No Brasil, segundo a doutora em antropologia Andrea Perez, o sentido estigmatizador do uso da tatuagem começou a mudar nos anos 1980, com o estabelecimento de lojas especializadas, com equipamentos modernos e materiais descartáveis. Houve a profissionalização dos tatuadores, mas mudou, sobretudo, a percepção social sobre o assunto.
Informações importantes
- Menores de 18 anos só podem ser tatuados com autorização por escrito dos pais ou responsáveis.
- As tatuagens são feitas com agulhas descartáveis e nunca devem ser reutilizadas, ainda que na mesma pessoa.
- Terminada a tatuagem, é necessário fazer um curativo no local com uma pomada que contenha ácido dexpantenol para reconstituir a pele.
- O sol provoca uma reação alérgica que faz com que a tinta da tatuagem se expanda na pele. A olho nu, tem-se a impressão de que a tinta se espalhou, portanto, é importante passar filtro solar com fator 50.
- Banho de mar e de piscina deve ser evitado na primeira semana pós-tatuagem.
- Checar se o estúdio tem alvará de funcionamento e se está com as licenças sanitárias em dia.

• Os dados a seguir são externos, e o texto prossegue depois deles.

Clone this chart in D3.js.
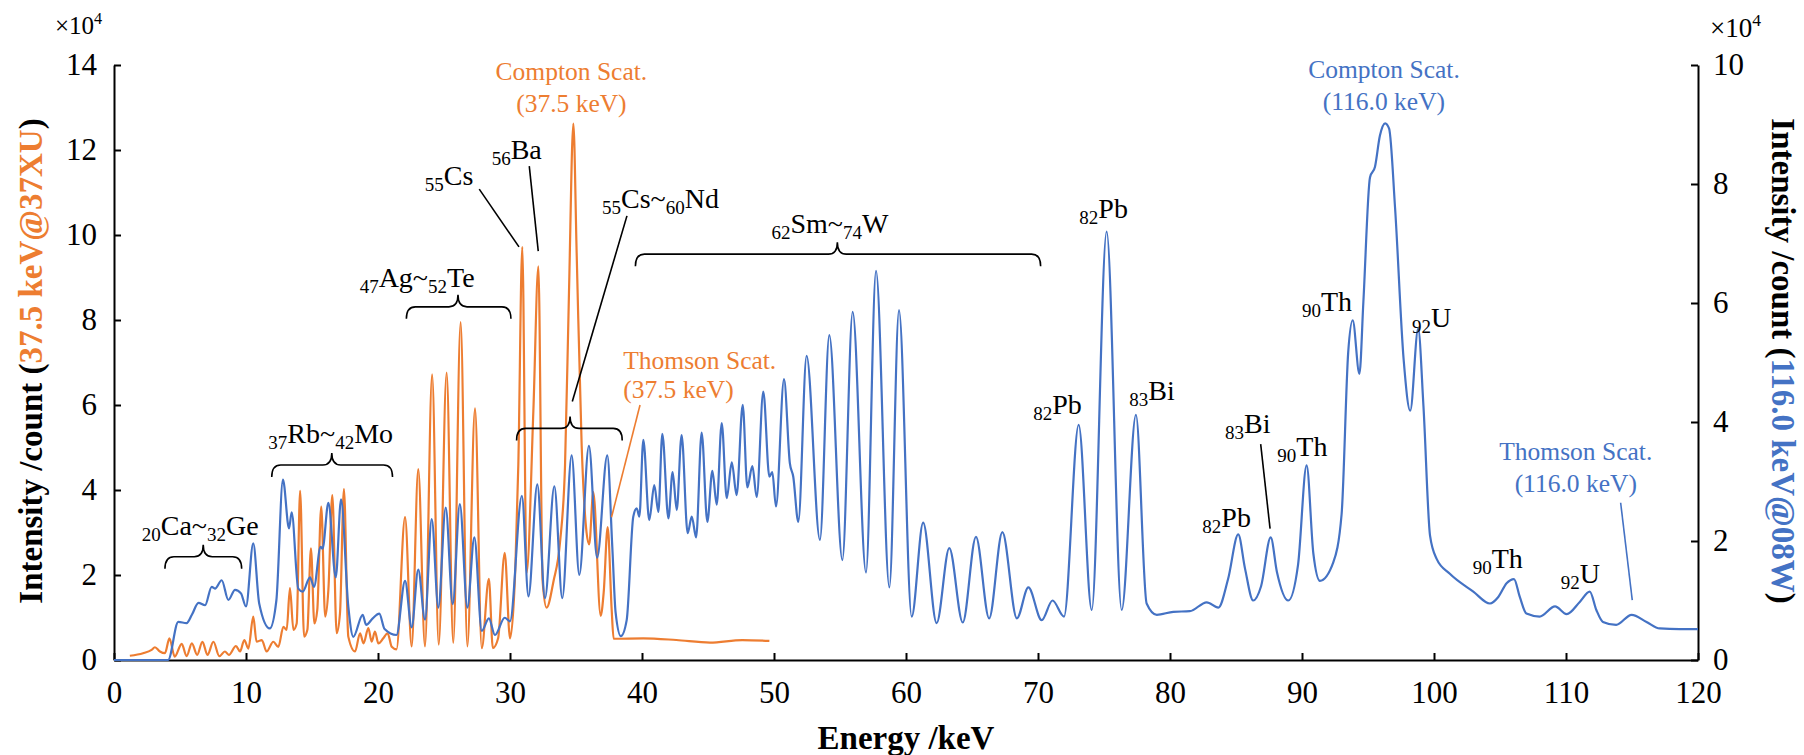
<!DOCTYPE html>
<html>
<head>
<meta charset="utf-8">
<script src="https://cdn.jsdelivr.net/npm/d3@7"></script>
<style>
  body { margin: 0; background: #fff; }
  svg { display: block; }
</style>
</head>
<body>
<svg id="chart" width="1804" height="755"></svg>
<script>
var orange = "#ED7D31", blue = "#4472C4";
var serif = "'Liberation Serif', 'Times New Roman', Times, serif";

var energyTicks = [0, 10, 20, 30, 40, 50, 60, 70, 80, 90, 100, 110, 120];
var leftTicks = [0, 2, 4, 6, 8, 10, 12, 14];
var rightTicks = [0, 2, 4, 6, 8, 10];

// 37.5 keV @ 37XU  [energy keV, count x10^4]  (left axis)
var spec37 = [
  [1.2,0.1],[2.2,0.16],[2.85,0.24],[3.1,0.3],[3.48,0.2],[3.86,0.16],[4.2,0.51],[4.6,0.08],
  [5.13,0.38],[5.5,0.09],[5.9,0.39],[6.3,0.12],[6.7,0.43],[7.08,0.12],[7.53,0.43],[7.98,0.09],
  [8.4,0.2],[8.7,0.12],[9.24,0.33],[9.55,0.2],[9.87,0.47],[10.18,0.27],[10.55,1.02],[10.8,0.43],
  [11.2,0.47],[11.56,0.2],[12.07,0.43],[12.45,0.31],[12.83,0.78],[13.08,0.71],[13.33,1.69],
  [13.59,0.71],[13.84,0.86],[14.1,3.98],[14.4,0.55],[14.65,0.71],[14.92,2.63],[15.18,0.86],
  [15.4,1.18],[15.7,3.61],[16.0,1.02],[16.24,1.65],[16.54,3.88],[16.87,0.63],[17.12,1.1],
  [17.42,4.02],[17.75,0.55],[18.26,0.2],[18.64,0.63],[18.9,0.39],[19.27,0.75],[19.52,0.43],
  [19.77,0.67],[20.03,0.39],[20.4,0.51],[20.73,0.63],[21.04,0.31],[21.4,0.25],[22.05,3.36],
  [22.55,0.32],[23.05,4.49],[23.56,0.32],[24.1,6.72],[24.6,0.36],[25.2,6.76],[25.7,0.4],
  [26.26,7.95],[26.77,0.32],[27.35,5.92],[27.86,0.28],[28.4,1.91],[28.7,0.28],[29.1,0.51],
  [29.6,2.52],[30.0,0.51],[30.4,2.13],[30.63,4.59],[30.93,9.72],[31.26,2.05],[31.77,5.86],
  [32.15,9.26],[32.47,1.86],[32.77,1.23],[33.3,1.86],[33.79,2.77],[34.17,4.59],[34.47,8.67],
  [34.8,12.62],[35.05,9.58],[35.43,5.04],[35.8,3.0],[36.0,2.72],[36.31,3.95],[36.87,1.04],
  [37.1,1.6],[37.4,3.13],[37.7,1.2],[37.85,0.5],[40.1,0.51],[42.6,0.47],[45.15,0.41],
  [47.6,0.47],[49.65,0.45]
];

// 116.0 keV @ 08W  [energy keV, count x10^4]  (right axis)
var spec116 = [
  [0,0],[4.1,0],[4.87,0.64],[5.5,0.62],[5.9,0.76],[6.4,0.96],[6.9,0.92],[7.4,1.23],[7.65,1.2],
  [8.16,1.34],[8.66,1.01],[9.17,1.18],[9.62,1.12],[10.0,0.9],[10.55,1.96],[11.0,0.95],[11.8,0.53],
  [12.3,1.0],[12.8,3.03],[13.26,2.21],[13.46,2.48],[13.96,1.2],[14.3,1.15],[14.85,1.39],[15.15,1.23],
  [15.65,1.9],[15.8,1.87],[16.24,2.64],[16.8,1.39],[17.2,2.7],[17.75,0.9],[18.13,0.39],[18.84,0.76],
  [19.1,0.59],[19.6,0.7],[20.1,0.78],[20.5,0.52],[21.4,0.42],[22.05,1.33],[22.55,0.55],[23.05,1.52],
  [23.56,0.68],[24.07,2.37],[24.57,0.88],[25.13,2.56],[25.66,0.94],[26.2,2.62],[26.77,0.88],
  [27.3,2.06],[27.86,0.49],[28.4,0.7],[28.86,0.42],[29.6,0.71],[30.0,0.65],[30.9,2.76],[31.4,1.07],
  [32.07,2.95],[32.65,1.04],[33.36,2.92],[33.96,1.04],[34.67,3.44],[35.25,1.43],[35.98,3.6],
  [36.6,1.72],[37.37,3.44],[37.75,1.9],[38.0,0.8],[38.4,0.4],[38.84,0.67],[39.34,2.41],[39.6,2.55],
  [39.8,2.41],[40.1,3.7],[40.55,2.35],[40.93,2.94],[41.24,2.49],[41.54,3.8],[42.0,2.38],[42.32,3.16],
  [42.63,2.52],[43.0,3.78],[43.46,2.13],[43.77,2.41],[44.1,2.06],[44.52,3.82],[44.95,2.32],
  [45.33,3.18],[45.66,2.61],[46.04,3.98],[46.42,2.72],[46.8,3.32],[47.17,2.77],[47.63,4.29],
  [47.98,2.9],[48.36,3.26],[48.69,2.74],[49.19,4.51],[49.65,3.08],[49.87,3.16],[50.15,2.58],
  [50.76,4.72],[51.2,3.31],[51.46,3.08],[51.84,2.32],[52.47,5.11],[53.48,2.02],[54.19,5.46],
  [55.18,1.68],[55.96,5.85],[56.97,1.47],[57.73,6.54],[58.74,1.22],[59.47,5.88],[60.43,0.73],
  [61.3,2.31],[62.32,0.62],[63.28,1.88],[64.3,0.63],[65.3,2.07],[66.3,0.7],[67.3,2.15],[68.4,0.7],
  [69.27,1.22],[70.28,0.67],[71.1,1.0],[71.97,0.73],[73.08,3.95],[74.07,0.84],[75.2,7.2],
  [76.34,0.84],[77.42,4.12],[78.23,0.95],[79.0,0.76],[80.25,0.81],[81.5,0.82],[82.78,0.97],
  [83.66,0.88],[84.4,1.36],[85.17,2.11],[85.68,1.54],[86.3,1.0],[86.9,1.24],[87.63,2.06],[88.1,1.48],
  [88.96,1.0],[89.7,1.6],[90.35,3.27],[90.86,1.79],[91.36,1.33],[92.37,1.64],[93.0,2.45],[93.5,5.17],
  [93.84,5.71],[94.35,4.81],[94.65,6.02],[95.15,8.11],[95.53,8.29],[95.9,8.81],[96.3,9.02],
  [96.6,8.93],[97.05,7.6],[97.7,5.05],[98.2,4.19],[98.8,5.57],[99.2,4.27],[99.7,2.09],[100.2,1.7],
  [101.2,1.45],[102.98,1.15],[104.24,0.95],[104.87,1.06],[105.5,1.29],[106.06,1.36],[106.5,1.06],
  [107.0,0.78],[108.0,0.73],[109.17,0.9],[110.05,0.77],[111.06,0.98],[111.8,1.15],[112.3,0.84],
  [112.8,0.64],[113.8,0.59],[114.97,0.76],[116.1,0.64],[117.1,0.53],[118.6,0.52],[120,0.52]
];

// annotations, in energy / left-axis units
var braces = [   // from, to, middle, height
  [3.86, 9.67, 6.76, 2.43],
  [11.95, 21.1, 16.5, 4.59],
  [22.15, 30.07, 26.06, 8.31],
  [30.5, 38.5, 34.55, 5.45],
  [39.5, 70.2, 54.8, 9.55]
];

var elements = [  // [sub, text, sub, text...], left energy, baseline
  [["20","Ca~","32","Ge"], 2.1, 2.94],
  [["37","Rb~","42","Mo"], 11.69, 5.10],
  [["47","Ag~","52","Te"], 18.61, 8.78],
  [["55","Cs"], 23.55, 11.18],
  [["56","Ba"], 28.61, 11.8],
  [["55","Cs~","60","Nd"], 36.97, 10.63],
  [["62","Sm~","74","W"], 49.81, 10.04],
  [["82","Pb"], 73.13, 10.39],
  [["82","Pb"], 69.64, 5.8],
  [["83","Bi"], 76.92, 6.12],
  [["82","Pb"], 82.45, 3.12],
  [["83","Bi"], 84.17, 5.34],
  [["90","Th"], 88.13, 4.79],
  [["90","Th"], 90.0, 8.22],
  [["92","U"], 98.33, 7.84],
  [["90","Th"], 102.93, 2.16],
  [["92","U"], 109.6, 1.82]
];

var scatLabels = [  // lines, energy, baselines, series, anchor
  [["Compton Scat.", "(37.5 keV)"], 34.65, [13.65, 12.89], "37", "middle"],
  [["Compton Scat.", "(116.0 keV)"], 96.21, [13.69, 12.94], "116", "middle"],
  [["Thomson Scat.", "(37.5 keV)"], 38.58, [6.85, 6.16], "37", "start"],
  [["Thomson Scat.", "(116.0 keV)"], 110.74, [4.71, 3.96], "116", "middle"]
];

var leaders = [  // e1, y1, e2, y2, series
  [27.67, 11.08, 30.68, 9.72, ""],
  [31.46, 11.62, 32.14, 9.62, ""],
  [38.86, 10.45, 34.72, 6.08, ""],
  [39.85, 6.0, 37.69, 3.36, "37"],
  [86.87, 5.08, 87.58, 3.09, ""],
  [114.14, 3.70, 115.02, 1.41, "116"]
];

function col(s) { return s == "37" ? orange : (s == "116" ? blue : "#000"); }

var svg = d3.select("#chart");

var x = d3.scaleLinear().domain([0, 120]).range([114, 1698]);
var yL = d3.scaleLinear().domain([0, 14]).range([660, 65]);
var yR = d3.scaleLinear().domain([0, 10]).range([660, 65]);

function styleAxis(g) {
  g.attr("font-size", 31).attr("font-family", serif);
  g.selectAll("path, line").attr("stroke", "#000").attr("stroke-width", 2);
  g.selectAll("text").attr("fill", "#000");
}

svg.append("g").attr("transform", "translate(0,660)")
  .call(d3.axisBottom(x).tickValues(energyTicks).tickSize(-7).tickSizeOuter(0).tickPadding(21))
  .call(styleAxis);
svg.append("g").attr("transform", "translate(114,0)")
  .call(d3.axisLeft(yL).tickValues(leftTicks).tickSize(-7).tickSizeOuter(0).tickPadding(17))
  .call(styleAxis);
svg.append("g").attr("transform", "translate(1698,0)")
  .call(d3.axisRight(yR).tickValues(rightTicks).tickSize(-7).tickSizeOuter(0).tickPadding(15))
  .call(styleAxis);

// spectra
var line37 = d3.line().x(function(d){ return x(d[0]); }).y(function(d){ return yL(d[1]); }).curve(d3.curveMonotoneX);
var line116 = d3.line().x(function(d){ return x(d[0]); }).y(function(d){ return yR(d[1]); }).curve(d3.curveMonotoneX);

svg.append("path").datum(spec37).attr("d", line37)
  .attr("fill", "none").attr("stroke", orange).attr("stroke-width", 2.2).attr("stroke-linejoin", "round");
svg.append("path").datum(spec116).attr("d", line116)
  .attr("fill", "none").attr("stroke", blue).attr("stroke-width", 2.2).attr("stroke-linejoin", "round");

// braces
function bracePath(b) {
  var x1 = x(b[0]), x2 = x(b[1]), xc = x(b[2]), h = yL(b[3]);
  return "M" + x1 + "," + (h + 12) +
    "Q" + x1 + "," + h + " " + (x1 + 9) + "," + h +
    "L" + (xc - 9) + "," + h +
    "Q" + xc + "," + h + " " + xc + "," + (h - 12) +
    "Q" + xc + "," + h + " " + (xc + 9) + "," + h +
    "L" + (x2 - 9) + "," + h +
    "Q" + x2 + "," + h + " " + x2 + "," + (h + 12);
}
svg.selectAll(".brace").data(braces).enter().append("path")
  .attr("class", "brace").attr("d", bracePath)
  .attr("fill", "none").attr("stroke", "#000").attr("stroke-width", 1.6);

// leader lines
svg.selectAll(".leader").data(leaders).enter().append("line")
  .attr("class", "leader")
  .attr("x1", function(d){ return x(d[0]); }).attr("y1", function(d){ return yL(d[1]); })
  .attr("x2", function(d){ return x(d[2]); }).attr("y2", function(d){ return yL(d[3]); })
  .attr("stroke", function(d){ return col(d[4]); }).attr("stroke-width", 1.6);

// element labels with subscripts
elements.forEach(function(el) {
  var t = svg.append("text").attr("x", x(el[1])).attr("y", yL(el[2]))
    .attr("font-family", serif).attr("fill", "#000");
  el[0].forEach(function(p, i) {
    var sub = i % 2 == 0;
    t.append("tspan").text(p)
      .attr("font-size", sub ? 19 : 28)
      .attr("dy", sub ? 6 : -6);
  });
});

// scattering labels
scatLabels.forEach(function(s) {
  s[0].forEach(function(txt, i) {
    svg.append("text").attr("x", x(s[1])).attr("y", yL(s[2][i]))
      .attr("text-anchor", s[4]).attr("font-family", serif).attr("font-size", 25.5)
      .attr("fill", col(s[3])).text(txt);
  });
});

// x10^4 markers
function power(xp, yp, size) {
  var t = svg.append("text").attr("x", xp).attr("y", yp)
    .attr("font-family", serif).attr("font-size", size).attr("fill", "#000");
  t.append("tspan").text("\u00d710");
  t.append("tspan").text("4").attr("font-size", size * 0.65).attr("dy", -size * 0.42);
}
power(55, 34, 25);
power(1710, 37, 27);

// axis titles
svg.append("text").attr("x", (114 + 1698) / 2).attr("y", 749)
  .attr("text-anchor", "middle").attr("font-family", serif).attr("font-size", 33)
  .attr("font-weight", "bold").text("Energy /keV");

function yTitle(xp, rot, mid, c) {
  var t = svg.append("text").attr("transform", "translate(" + xp + ",361) rotate(" + rot + ")")
    .attr("text-anchor", "middle").attr("font-family", serif).attr("font-size", 33)
    .attr("font-weight", "bold").attr("fill", "#000");
  t.append("tspan").text("Intensity /count (");
  t.append("tspan").text(mid).attr("fill", c);
  t.append("tspan").text(")");
}
yTitle(42, -90, "37.5 keV@37XU", orange);
yTitle(1772, 90, "116.0 keV@08W", blue);
</script>
</body>
</html>
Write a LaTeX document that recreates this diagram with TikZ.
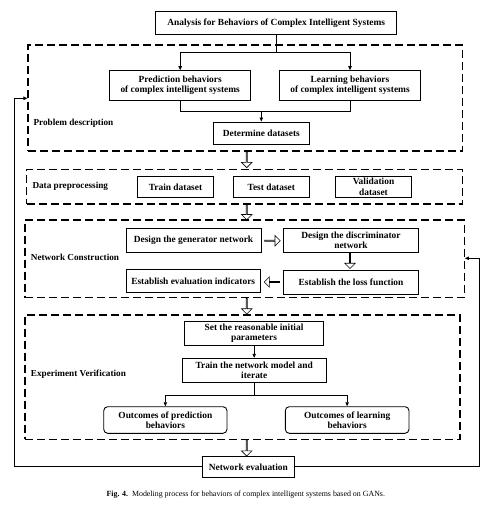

- É importante verificar se a tintafornecida no estúdio é aprovada pela Agência Nacional de Vigilância Sanitária.
A composição das tintas
- A grande maioria das tintas são feitas à base de pigmentos derivados de metais, portanto, podem causar reaçõess alérgicas. É importante testá-las em uma parte do corpo antes de começar a aplicar na pele. Se você já tem muitas alergias, é melhor optar por pigmentos hipoalergênicos.
1930/40
Old school
Estilo que surgiu durante a popularização da tatuagem e segue até hoje. Os traços são firmes e grossos, e o desenho tem poucos detalhes. As cores usadas são apenas as primárias.
1970/80
New school ou neotradicional
Modernização do old school, traz uma paleta de cores maior. Tem mais detalhes e uso de sombras. Está relacionada à cultura hip hop.
1990
Realismo
Desenho mais complexo, procura imitar o efeito de uma fotografia. Arte realista, com uso de perspectiva, sombreamento e ilusões tridimensionais.
2000
Aquarela
Exibe poucos traços e aspecto de pintura. Geralmente, é usada em temas surrealistas e abstratos.
Pontilhismo ou dot work
Técnica de desenho baseada em pontos.
Dias atuais
Free-hand
Técnica muito difundida nas tatuagens contemporâneas, sem usar decalque (quando o desenho é feito no papel e transferido para a pele — o tatuador cria o desenho diretamente na pele do cliente.
Outros estilos
Geométrica
Baseado nas formas geométricas básicas: triângulos, círculos e quadrados.
Black work
Tatuagens em grandes extensões da pele, pintadas completamente de preto.
Oriental
Os desenhos são elementos tradicionais da cultura japonesa. Carpas, dragões, tigres e samurais são reproduzidos com traços firmes e bastante cor.
Tribal
Os desenhos são formados por linhas grossas e pretas, que, geralmente, possuem significados específicos. Desenhos das etnias maori e samoa são os mais usados.